Following sessions also went great. I got formally hired on to the program, and we did play O Captain, and The Quiet Year, and even a kiddie version of Realis and Sleepaway.
But
In all these Storygame sessions, I heard one piece of feedback over and over again, echoing like a haunted refrain:
"But I just wanted to play D&D"
There it is--the elephant in the room. Of course--this is why the program existed in the first place after all. The kids watch Critical Roll and Dimension 20, and they want to play D&D just like the people they see on Twitch. And why wouldn't they! We all have seen these shows, and we know how cool they look.
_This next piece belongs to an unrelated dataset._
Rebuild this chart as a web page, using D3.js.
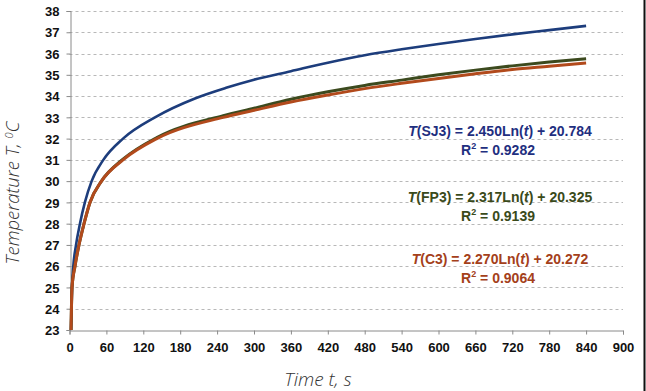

And so, despite the learning and despite the fun the kids were having, I kept getting asked by both kids and parents "when are we going to play D&D?" To them, the games we were playing were a stepping stone to the "real thing." Which is disappointing, but still something I could work with. I don't have a grand thesis to tie to this aside from the observation I just made--no matter how fun or how educational or how engaging the Storygames were, the kids did not see it as a game. They saw it as telling a story first and formost.
A pivot
It was probably a good time to change gears too--after all, the same kids kept coming back week after week. You can only play The Quiet Year so many times with the same group before they realize the cards are the same, after all. And so it was time to pivot.
At the same time, disruption happened at work. My union went on strike, and so I was left with a month where I had basically nothing to do. I wanted to run an open table of some sort to fill the time I wasn't picketing, and simultaneously there was demand for a youth program to happen during school hours.
The time was right to make a kid oriented open table. But I wasn't going to play 5E, no matter how much the kids wanted it. I knew how that went from my time at my school's D&D club--maybe I'll write about that at some point.